I’ve ranted along these lines before and will do so again here, but briefly. Doing “ethnography” is only part of the ethnographic process and, as Grant rightly points out, just because it happens somewhere other than a focus group room with a 2-way mirror and a bunch of branding execs standing behind it to make sure the facilitator is asking the mandated questions doesn’t make it ethnography or ethnographic.

As a process or methodology, ethnography is as much, if not more, about the thinking and writing that goes on than it is about the collection of observations, ideas and insights that such thinking and writing connects to. To “do” that thinking and writing, I believe, requires some training and reading. And that training and reading is in anthropology.

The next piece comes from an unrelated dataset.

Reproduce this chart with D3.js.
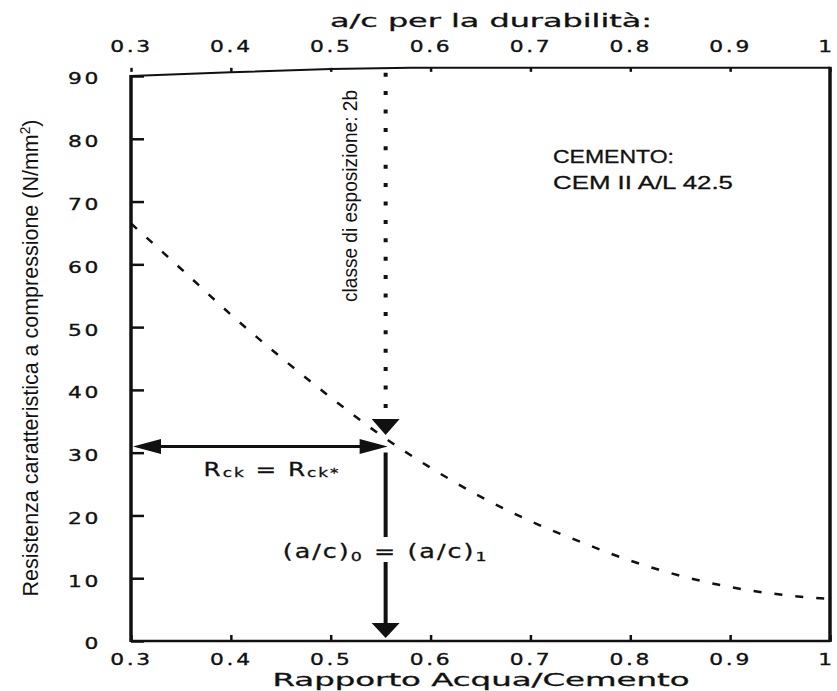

Apologies to my sociologist massive, but I think that anthropology’s unofficial ownership of the ethnographic process is well deserved, only if the notion of ownership is itself part of the problem or crisis that keeps anthropology so on its toes when it comes to researching and writing about human subjects. Long story short: all that colonial-collaboration angst has bred a discipline that tends to be more sensitive, self-reflexive etc. Anthropologists continue to generate the most critical thinking when it comes to human socio-cultural research.

Maybe this means we need to call for a secret cabal meeting of anthropologists working in the business field to agree never again to promote/sell our services as ethnography. Sell anthropology or sell nothing, because at the rate ethnography is being kicked around like a step-child we’ll all be conducting interviews with 2-way mirrors behind us someday soon.